Thiruvananthapuram, Aug 14 (IANS) Has Kerala Chief Minister Oommen Chandy weathered the storm created by the solar scam in the state? That is the question many are asking after the Left opposition accepted the offer of a judicial probe into the matter.
The Left had earlier announced that its indefinite "siege" of the state secretariat here that began Monday would continue till Chandy quits and orders a judicial probe.
Just 24 hours after beginning the protest, as 22 companies of central forces were kept on stand-by in case of trouble, the Left took up the chief minister's offer of a judicial probe into the scam.
Observers were baffled by the alacrity with which the Left accepted the offer since the chief minister had previously also offered a judicial probe. Besides, Chandy's office, which had been in the thick of the controversy, would also not come within the ambit of the probe.
Late on Tuesday night, as IANS asked the chief minister when he expected the next round of protests as announced by the Left to begin, Chandy said: "We will take it as it comes. That has been the policy so far."
He was also heard answering several calls on his mobile phone with: "Thank you, thank you very much for your support."
Chandy, who had been on tenterhooks for the past two months after the solar scam broke out, appeared relieved.
The scam has seen one member of Chandy's personal staff land in jail; two others lost their jobs for alleged links with the fraudster couple, Saritha Nair and Biju Radhakrishnan, who cheated several people of large sums of money on the promise of installing solar panels and wind mills at a discount.
It is estimated that about Rs.7 crore was invested in the firm run by the couple.
Former finance minister and senior leader of the Left opposition in the state, Thomas Isaac, said: "One phase of our campaign is over.

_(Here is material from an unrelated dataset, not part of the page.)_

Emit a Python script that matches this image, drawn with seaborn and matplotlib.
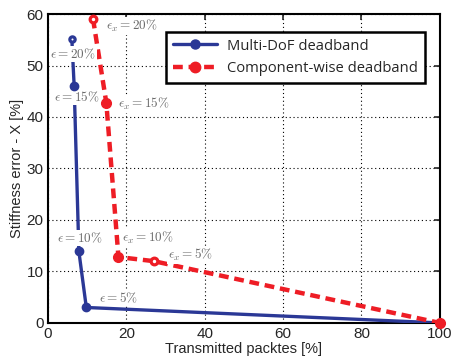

We will not rest till Chandy quits."
Chandy, however, said it would be business as usual for him, as there were pressing issues to deal with -- the price rise, which, coming ahead of the state's major festival, Onam, could prove a major dampener to festivities; there are development projects to be expedited. In rain-hit districts of the state, relief and rehabilitation efforts must occur without delay.
Political analyst and a legal expert S. Jayasankar, speaking during a discussion on a TV news channel, said a judicial probe would prove an exercise with no impact - previous judicial probes point to such an outcome, the most famous of which was the Justice Srikrishna Commission judicial probe into the Mumbai riots of 1992-93, which had indicted political leaders and police officers.
One ardent fan of Chandy who did not wish to be identified said: "In his constituency at Puthupally (in Kottayam district, from where he has been winning every election since 1970), numerous Christian places of worship sent up prayers for the chief minister."